The lesson that I have learned in 2020 is that I can survive in a more contemplative environment. Being quarantined and connecting with others from the safety of my home, has offered me so much time to reflect and search inward. I strive only to be a gift to those in need of what I have to offer. I trust that those who need what I have will pass my way, and pray that I will recognize them when they do. There is freedom in the words ‘nothing left to lose”, but there is even more freedom in the words “nothing left to prove.” We just need to give from our center of love and let go of the outcome.
No one knows what the year ahead will bring. There is always good news and bad news in the “not knowing”. The good news in not knowing is to live in bliss or hope. Hoping that all those we care about will remain healthy and happy as well as have shelter, food and love. The bad news is “not knowing”; we do not know what next year will bring. We cannot be at peace or even joyful until we let go of the fear of the “what if,” and handle only the “what is “one day at a time.
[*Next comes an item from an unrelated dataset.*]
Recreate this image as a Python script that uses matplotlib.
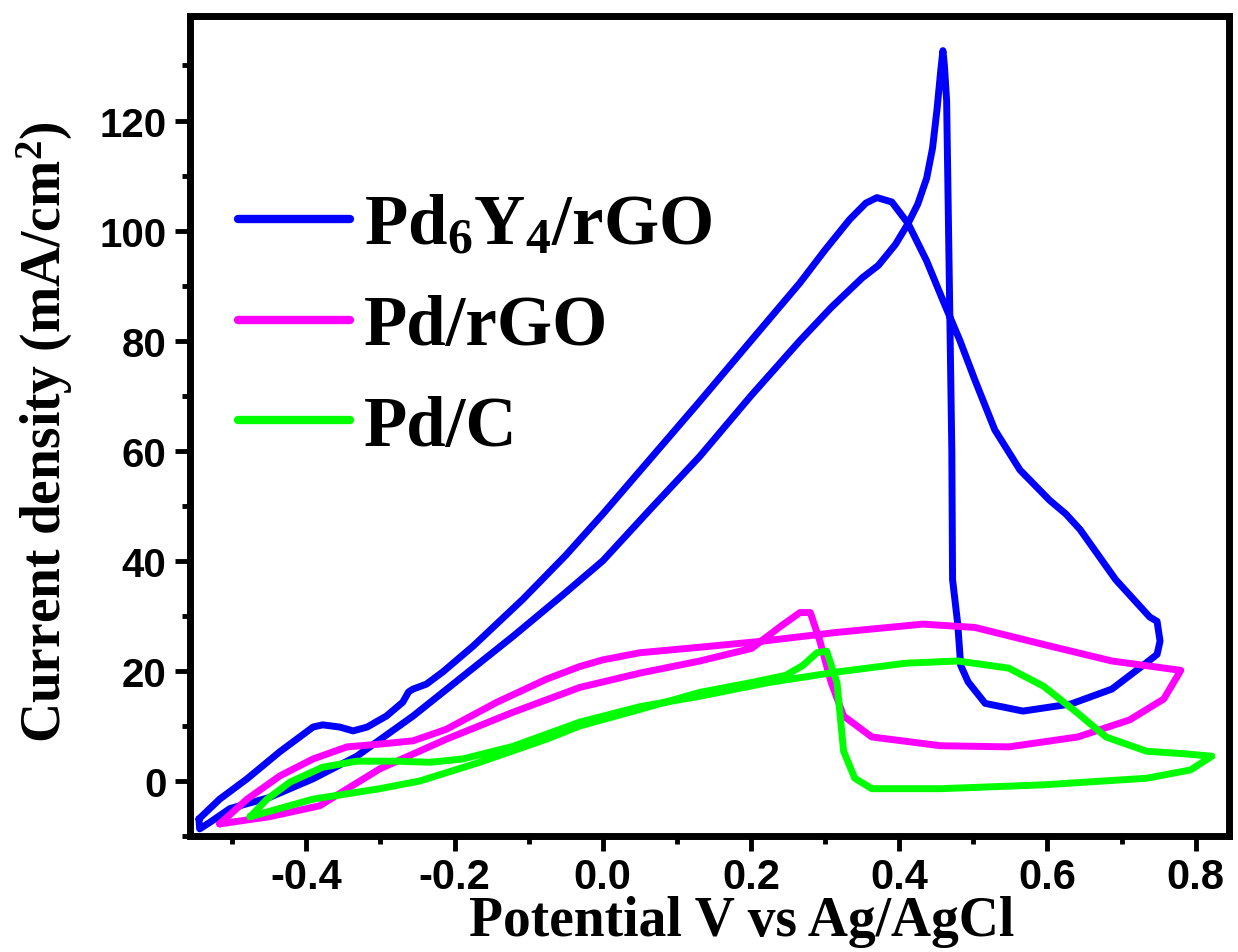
import matplotlib
matplotlib.use('Agg')
import matplotlib.pyplot as plt
from matplotlib import font_manager
from matplotlib.ticker import MultipleLocator

# Pd6Y4/rGO  (closed CV loop)
pdy_x = [-0.545, -0.517, -0.480, -0.436, -0.409, -0.391, -0.378, -0.355, -0.337, -0.318,
         -0.292, -0.270, -0.262, -0.256, -0.238, -0.216, -0.175, -0.108, -0.050, 0.000,
         0.131, 0.200, 0.266, 0.300, 0.333, 0.355, 0.370, 0.390, 0.412, 0.437,
         0.460, 0.482, 0.502, 0.529, 0.563, 0.603, 0.625, 0.644, 0.692, 0.738,
         0.748, 0.752, 0.748, 0.729, 0.687, 0.632, 0.567, 0.516, 0.493, 0.483,
         0.479, 0.472, 0.471, 0.468, 0.466, 0.464, 0.461, 0.459, 0.456, 0.451,
         0.445, 0.437, 0.425, 0.412, 0.395, 0.372, 0.350, 0.308, 0.266, 0.200,
         0.131, 0.065, 0.000, -0.054, -0.121, -0.189, -0.256, -0.332, -0.391, -0.450,
         -0.503, -0.530, -0.544, -0.545]
pdy_y = [-6.9, -3.3, 0.4, 5.3, 8.0, 9.8, 10.2, 9.8, 9.1, 9.8,
         11.8, 14.3, 16.2, 16.7, 17.6, 19.8, 24.5, 33.0, 41.0, 48.5,
         69.0, 80.0, 90.5, 96.5, 102.0, 105.0, 106.0, 105.2, 101.3, 94.5,
         87.0, 80.0, 72.9, 63.8, 56.5, 51.0, 48.5, 45.7, 36.6, 29.8,
         29.0, 25.4, 23.0, 21.0, 16.7, 14.0, 12.7, 14.1, 18.0, 21.0,
         28.5, 36.6, 60.0, 87.4, 105.5, 123.6, 130.0, 132.7, 129.0, 122.0,
         115.0, 109.5, 104.8, 101.3, 97.5, 93.7, 91.4, 86.0, 80.0, 70.0,
         59.0, 49.5, 40.0, 33.8, 26.3, 19.0, 11.8, 4.5, 0.4, -3.0,
         -5.0, -7.5, -8.7, -6.9]

# Pd/rGO
pd_rgo_x = [-0.517, -0.480, -0.436, -0.391, -0.345, -0.301, -0.256, -0.211, -0.143, -0.076,
            -0.031, 0.000, 0.050, 0.131, 0.215, 0.316, 0.432, 0.502, 0.595, 0.687,
            0.780, 0.757, 0.711, 0.641, 0.548, 0.456, 0.363, 0.325, 0.308, 0.293,
            0.280, 0.266, 0.238, 0.201, 0.131, 0.050, -0.031, -0.121, -0.211, -0.301,
            -0.382, -0.450, -0.517]
pd_rgo_y = [-7.8, -3.3, 0.9, 4.0, 6.2, 6.7, 7.3, 9.4, 14.3, 18.5,
            20.8, 22.0, 23.3, 24.3, 25.4, 27.0, 28.5, 27.9, 24.8, 21.8,
            20.1, 14.9, 11.1, 8.0, 6.2, 6.4, 8.0, 11.8, 18.0, 25.4,
            30.6, 30.6, 27.9, 24.1, 21.8, 19.6, 17.0, 12.5, 7.6, 2.2,
            -4.5, -6.5, -7.8]

# Pd/C
pd_c_x = [-0.476, -0.453, -0.422, -0.378, -0.332, -0.278, -0.233, -0.189, -0.121, -0.031,
          0.050, 0.131, 0.224, 0.316, 0.409, 0.479, 0.548, 0.595, 0.641, 0.679,
          0.734, 0.789, 0.822, 0.793, 0.734, 0.595, 0.456, 0.363, 0.340, 0.325,
          0.316, 0.302, 0.289, 0.270, 0.247, 0.201, 0.131, 0.050, -0.031, -0.076,
          -0.166, -0.247, -0.301, -0.391, -0.476]
pd_c_y = [-6.5, -3.3, -0.2, 2.5, 3.6, 3.6, 3.4, 4.0, 6.3, 10.7,
          13.5, 15.4, 17.9, 19.8, 21.4, 21.8, 20.5, 17.2, 12.3, 8.0,
          5.4, 4.9, 4.5, 2.0, 0.5, -0.7, -1.4, -1.4, 0.5, 5.4,
          17.9, 23.6, 23.3, 21.0, 19.2, 17.9, 16.1, 13.0, 10.0, 7.6,
          3.4, 0.0, -1.4, -3.3, -6.5]

series = [
    (pdy_x, pdy_y, '#0000ff', r'Pd$_6$Y$_4$/rGO'),
    (pd_rgo_x, pd_rgo_y, '#ff00ff', 'Pd/rGO'),
    (pd_c_x, pd_c_y, '#00ff00', 'Pd/C'),
]

xtick_vals = [-0.4, -0.2, 0.0, 0.2, 0.4, 0.6, 0.8]
xtick_labels = ['-0.4', '-0.2', '0.0', '0.2', '0.4', '0.6', '0.8']
ytick_vals = [0, 20, 40, 60, 80, 100, 120]
ytick_labels = ['0', '20', '40', '60', '80', '100', '120']

plt.rcParams['mathtext.fontset'] = 'custom'
plt.rcParams['mathtext.rm'] = 'Liberation Serif:bold'
plt.rcParams['mathtext.bf'] = 'Liberation Serif:bold'
plt.rcParams['mathtext.it'] = 'Liberation Serif:bold'

xtick_font = font_manager.FontProperties(family='Liberation Sans', weight='bold', size=30)
ytick_font = font_manager.FontProperties(family='Liberation Sans', weight='bold', size=29)
label_font = font_manager.FontProperties(family='Liberation Serif', weight='bold', size=40)
legend_font = font_manager.FontProperties(family='Liberation Serif', weight='bold', size=51)

fig = plt.figure(figsize=(12.38, 9.53), dpi=100)
ax = fig.add_axes([0.1535, 0.1217, 0.8392, 0.8605])

for x, y, c, lab in series:
    ax.plot(x, y, color=c, lw=5, label=lab, solid_capstyle='round', solid_joinstyle='round')

ax.set_xlim(-0.557, 0.845)
ax.set_ylim(-10, 139)

ax.set_xticks(xtick_vals)
ax.set_xticklabels(xtick_labels, fontproperties=xtick_font)
ax.set_yticks(ytick_vals)
ax.set_yticklabels(ytick_labels, fontproperties=ytick_font)
ax.xaxis.set_minor_locator(MultipleLocator(0.1))
ax.yaxis.set_minor_locator(MultipleLocator(10))
ax.tick_params(which='major', direction='out', length=11, width=3.5, pad=6)
ax.tick_params(which='minor', direction='out', length=6, width=3.5)
ax.tick_params(axis='x', which='major', pad=4)
for s in ax.spines.values():
    s.set_linewidth(5)

ax.set_xlabel('Potential V vs Ag/AgCl', fontproperties=label_font)
ax.xaxis.set_label_coords(0.531, -0.072)
ax.set_ylabel('Current density (mA/cm$^2$)', fontproperties=label_font)
ax.yaxis.set_label_coords(-0.111, 0.494)

leg = ax.legend(loc='upper left', bbox_to_anchor=(0.046, 0.783), frameon=False,
                prop=legend_font, handlelength=1.58, handletextpad=0.2,
                labelspacing=0.5, borderpad=0, borderaxespad=0)
for h in leg.get_lines():
    h.set_linewidth(6)

fig.savefig('out.png', dpi=100)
Each year we take what is given with grateful hearts and work through any adversity with courage. Trust in your ability to do so and have faith in the power of God’s love to survive whatever may come.
There are so many close to me who are ill and faced with decisions and tasks that seem insurmountable. Their options have made me face the time I have left with sincere determination. What if next year is the last? What will we do with the rest of our days to make them worthwhile, not just for us, but for those we influence? Each one of us can make the world better.
As we close out this year, I am grateful for the time that I have been given, and I look forward to the opportunities the next 12 months will bring.